Pueblo mom and son reunited after 25 years
Some children who were given up for adoption search their whole lives to find the ones who brought them into this world. For one Pueblo mom who had to give her child up for adoption 25 years ago, she was more than overjoyed when after all this time her son found her.
Judy Izykowski lives in Pueblo with her daughter Tiffany. Both have fallen on hard times. Tiffany has had six open-heart surgeries. Two within one month while Judy was pregnant with her son. With money troubles and the surgeries, she made the difficult decision of giving her son up for adoption.
“I did the right thing in my heart,” Izykowski says, “I wanted to give him a better life and let his adopted family love him and take care of him.”

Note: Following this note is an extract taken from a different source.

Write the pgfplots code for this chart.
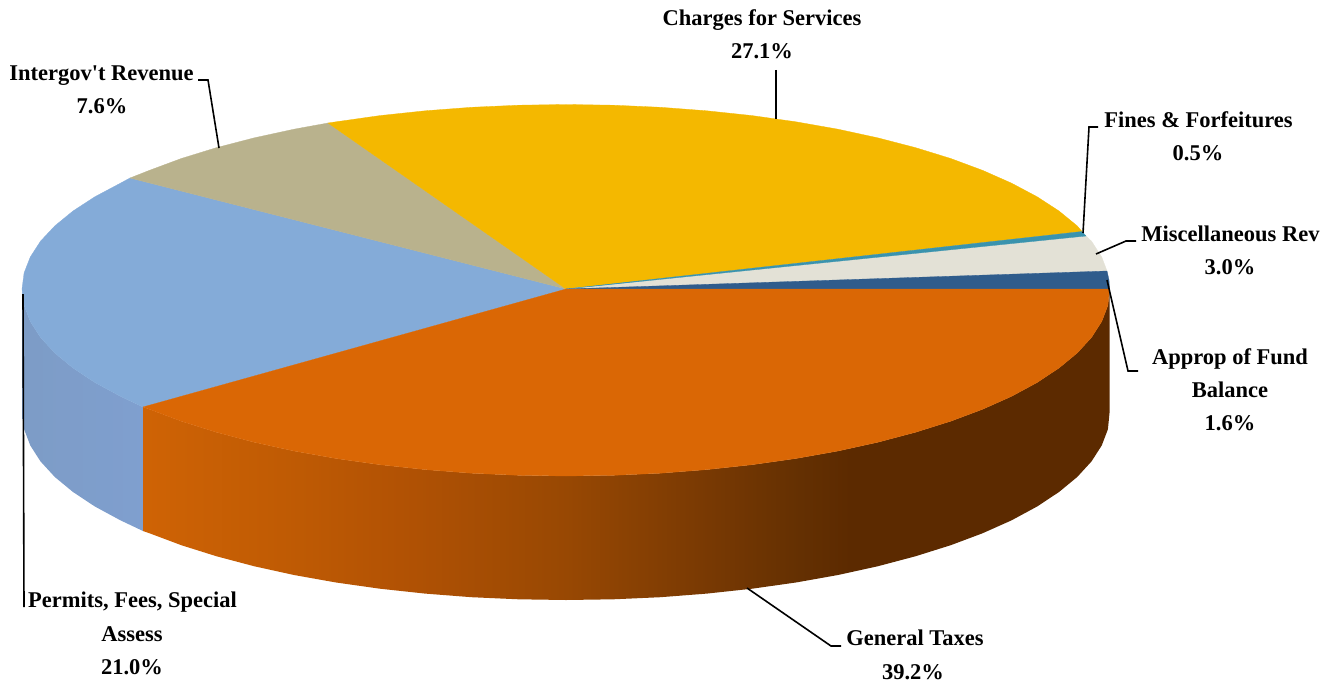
\documentclass[border=0pt]{standalone}
\usepackage{pgfplots}
\pgfplotsset{compat=1.18}
\usepackage{fontspec}
\setmainfont{Liberation Serif}[Ligatures=TeXOff]
\definecolor{cGeneral}{HTML}{DA6705}
\definecolor{cPermits}{HTML}{84ABD8}
\definecolor{cIntergov}{HTML}{B9B28D}
\definecolor{cCharges}{HTML}{F4B800}
\definecolor{cFines}{HTML}{3A93AE}
\definecolor{cMisc}{HTML}{E3E1D6}
\definecolor{cApprop}{HTML}{2F5C8C}
\definecolor{wa}{HTML}{CF6305}
\definecolor{wb}{HTML}{BE5A04}
\definecolor{wc}{HTML}{B25204}
\definecolor{wd}{HTML}{984803}
\definecolor{we}{HTML}{7A3A03}
\definecolor{wf}{HTML}{643002}
\definecolor{wg}{HTML}{5C2A00}
\definecolor{wbl}{HTML}{7D9CC6}
\definecolor{wbr}{HTML}{7F9FCF}
% Side wall of the largest wedge: light at the left, dark from the right third on
\pgfdeclarehorizontalshading{generalwall}{100bp}{%
  color(0bp)=(wa); color(25bp)=(wa); color(33.1bp)=(wb); color(38.3bp)=(wc);
  color(46.9bp)=(wd); color(53.8bp)=(we); color(59bp)=(wf); color(61.6bp)=(wg);
  color(100bp)=(wg)}
\newcommand{\lab}[3]{\node[anchor=base,inner sep=0pt,font=\fontsize{22.5bp}{26bp}\selectfont\bfseries] at (axis cs:#1,#2) {#3};}
\begin{document}
\begin{tikzpicture}
\begin{axis}[
  hide axis, scale only axis, width=1328bp, height=684bp,
  xmin=0, xmax=1328, ymin=0, ymax=684, y dir=reverse,
  clip=false, enlargelimits=false,
]
% page extent
\addplot[draw=none, forget plot] coordinates {(0,0) (1328,684)};

% side walls
\addplot[draw=none, forget plot, left color=wbl, right color=wbr] coordinates {
  (22,289) (24.1,305.3) (30.3,321.5) (40.5,337.4) (54.8,353) (73,368) (94.9,382.5)
  (120.4,396.3) (143,407) (143,531) (120.4,520.3) (94.9,506.5) (73,492) (54.8,477)
  (40.5,461.4) (30.3,445.5) (24.1,429.3) (22,413)} -- cycle;
\addplot[draw=none, forget plot, shading=generalwall] coordinates {
  (143,407) (149.3,409.2) (181.3,421.2) (216.3,432.2) (254,442.2) (294,451) (336.1,458.5)
  (379.9,464.7) (425.2,469.6) (471.5,473.2) (518.6,475.3) (566,476) (613.4,475.3)
  (660.5,473.2) (706.8,469.6) (752.1,464.7) (795.9,458.5) (838,451) (878,442.2)
  (915.7,432.2) (950.7,421.2) (982.7,409.2) (1011.6,396.3) (1037.1,382.5) (1059,368)
  (1077.2,353) (1091.5,337.4) (1101.7,321.5) (1107.9,305.3) (1109.5,289)
  (1109.5,413) (1107.9,429.3) (1101.7,445.5) (1091.5,461.4) (1077.2,477) (1059,492)
  (1037.1,506.5) (1011.6,520.3) (982.7,533.2) (950.7,545.2) (915.7,556.2) (878,566.2)
  (838,575) (795.9,582.5) (752.1,588.7) (706.8,593.6) (660.5,597.2) (613.4,599.3)
  (566,600) (518.6,599.3) (471.5,597.2) (425.2,593.6) (379.9,588.7) (336.1,582.5)
  (294,575) (254,566.2) (216.3,556.2) (181.3,545.2) (149.3,533.2) (143,531)} -- cycle;

% top faces of the wedges
\addplot[fill=cPermits, draw=cPermits, line width=0.3pt, forget plot] coordinates {
  (566,289) (130,178) (120.4,183.2) (94.9,196.75) (73,211) (54.8,225.9) (40.5,241.2)
  (30.3,257) (24.1,272.9) (22,289) (24.1,305.3) (30.3,321.5) (40.5,337.4) (54.8,353)
  (73,368) (94.9,382.5) (120.4,396.3) (143,407)} -- cycle;
\addplot[fill=cIntergov, draw=cIntergov, line width=0.3pt, forget plot] coordinates {
  (566,289) (328,123) (294,129.2) (254,137.9) (216.3,147.7) (181.3,158.5) (149.3,170.4)
  (130,178)} -- cycle;
\addplot[fill=cCharges, draw=cCharges, line width=0.3pt, forget plot] coordinates {
  (566,289) (1082,231.5) (1077.2,225.9) (1059,211) (1037.1,196.75) (1011.6,183.2)
  (982.7,170.4) (950.7,158.5) (915.7,147.7) (878,137.9) (838,129.2) (795.9,121.8)
  (752.1,115.6) (706.8,110.8) (660.5,107.3) (613.4,105.2) (566,104.5) (518.6,105.2)
  (471.5,107.3) (425.2,110.8) (379.9,115.6) (336.1,121.8) (328,123)} -- cycle;
\addplot[fill=cMisc, draw=cMisc, line width=0.3pt, forget plot] coordinates {
  (566,289) (1107,271) (1101.7,257) (1091.5,241.2) (1086,236)} -- cycle;
\addplot[fill=cFines, draw=cFines, line width=0.3pt, forget plot] coordinates {
  (566,289) (1086,236) (1082,231.5)} -- cycle;
\addplot[fill=cApprop, draw=cApprop, line width=0.3pt, forget plot] coordinates {
  (566,289) (1109.5,289) (1109,280) (1107,271)} -- cycle;
\addplot[fill=cGeneral, draw=cGeneral, line width=0.3pt, forget plot] coordinates {
  (566,289) (143,407) (149.3,409.2) (181.3,421.2) (216.3,432.2) (254,442.2) (294,451)
  (336.1,458.5) (379.9,464.7) (425.2,469.6) (471.5,473.2) (518.6,475.3) (566,476)
  (613.4,475.3) (660.5,473.2) (706.8,469.6) (752.1,464.7) (795.9,458.5) (838,451)
  (878,442.2) (915.7,432.2) (950.7,421.2) (982.7,409.2) (1011.6,396.3) (1037.1,382.5)
  (1059,368) (1077.2,353) (1091.5,337.4) (1101.7,321.5) (1107.9,305.3) (1109.5,289)} -- cycle;

% leader lines
\pgfplotsset{leader/.style={black, line width=1.6bp, forget plot, mark=none}}
\addplot[leader] coordinates {(198,80) (208,80) (219,148)};
\addplot[leader] coordinates {(776,70) (776,119)};
\addplot[leader] coordinates {(1098,127) (1089,127) (1083,233)};
\addplot[leader] coordinates {(1136,241) (1126,241) (1096,254)};
\addplot[leader] coordinates {(1107,280) (1128,371) (1138,371)};
\addplot[leader] coordinates {(747,588) (831,646) (841,646)};
\addplot[leader] coordinates {(23,294) (24,607)};

% wedge labels
\lab{762}{25.5}{Charges for Services}
\lab{762}{58.5}{27.1\%}
\lab{101.5}{81}{Intergov't Revenue}
\lab{102}{113.5}{7.6\%}
\lab{1198.5}{127}{Fines \& Forfeitures}
\lab{1198}{160}{0.5\%}
\lab{1230.5}{241}{Miscellaneous Rev}
\lab{1230}{274}{3.0\%}
\lab{1230}{364}{Approp of Fund}
\lab{1230}{397}{Balance}
\lab{1230}{430}{1.6\%}
\lab{915}{645}{General Taxes}
\lab{913}{679}{39.2\%}
\lab{132.5}{607}{Permits, Fees, Special}
\lab{132}{641}{Assess}
\lab{132}{674}{21.0\%}
\end{axis}
\end{tikzpicture}
\end{document}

All she had left of her son is a photo taken the day he was born. She wasn’t allowed to hold him and it was the only thing she had left to remember him. Izykowski says, “I didn’t know where he was because the adoptive family said not to have any contact with him.”
Then nearly three decades later, she got a call from her ex-boyfriend’s brother who told her someone was looking for her and it could be her son.
Nervous, she reached out to the number she was given and was overwhelmed when she talked to her son for the very first time.
“I’m just excited,” she said through tears, “I’ve been crying and I’m like wow is this for real?”
Since then, they have chatted over the phone several times.
“He calls me mom now, and we’ve gotten pretty close he says I love you mom, and we talk all the time.”
From everyday conversations to what happened the day he was born.
“He did ask why I gave him up for adoption and I told him, and he says I forgive you mom, and he says I love you and it just broke my heart.”
Her son is Bryce Imholz who lives in New Jersey. He said he used ancestry.com to find her. When he did, he asked his adoptive parents if Judy really was his mother, and they said she is.
After searching for three years, Bryce was happy to finally talk to his mom.
“It was life-changing just to know my mother was still alive, and she was still there,” Imholz says, “It kind of filled the hole that was left there because I always wanted to know who brought me into this world.”
Now Bryce wants to meet his mom and older sister in Pueblo and Judy says she would love nothing more.